I should do a bit of study, to know exactly what Darby taught.

However, that is, in fact, how I meant the term. But that is not my personal understanding of Scripture. Obviously, Jesus CAN come back at any time, but my understanding of what He said (and what other Scriptures say) indicates to me that there are certain things which must take place before His return, things which do not appear to have happened.

I have been warned that "Anyone who does not believe in the imminent return of Christ will fall into sin, thinking that they will be able to return to Christ "just in time". First, that is not the way the Christian life is to be lived, and secondly, even if Christ "cannot return at any time" (because of His own determination and prophecy, not because of any lack of ability or power), there is a different kind of "imminency" at work - the fact that I could die at any moment, at which time I would be bound over to stand before the Judgement Seat of Christ. So, if I were in need of fearful terror of something that could take place at any time, that is enough.

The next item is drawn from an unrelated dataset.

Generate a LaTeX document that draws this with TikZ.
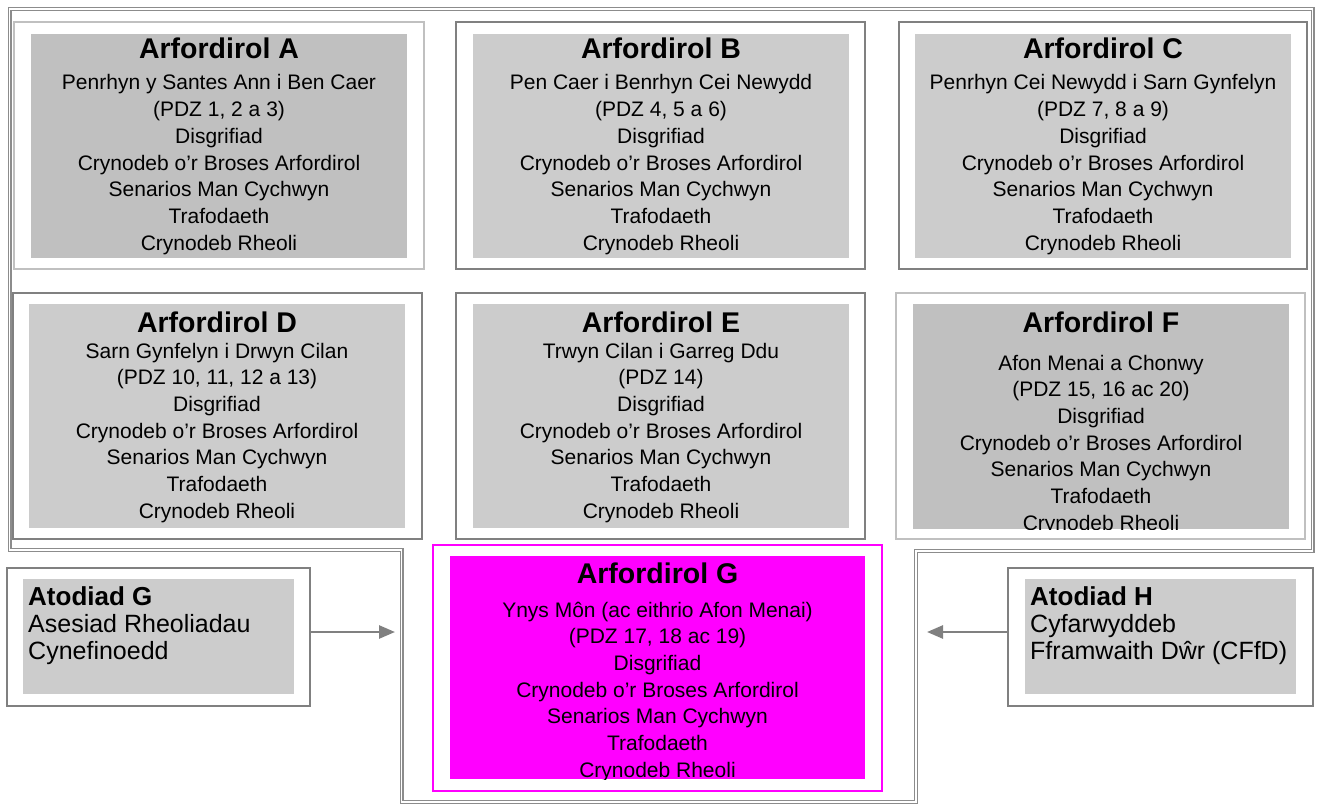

I also confess that I could wish that the Pre-tribulation rapture view were the correct one, because it would seem to assure me that I would not need to suffer persecution. But that, I will also say, is a "Western construct" - because Christians have been suffering for the testimony Christ throughout history. As it says of Moses, that he was willing to suffer for a time, in order to identify with the Christ.
Thanks for sharing that. I definitely agree that that so-called warning is missing the mark of true Christianity. That warning assumes that, after becoming Christians we still want to get away with as much sin as we can. Kind of like the Presbyterian, B.B. Warfield view that the sinful state is normative for Christians.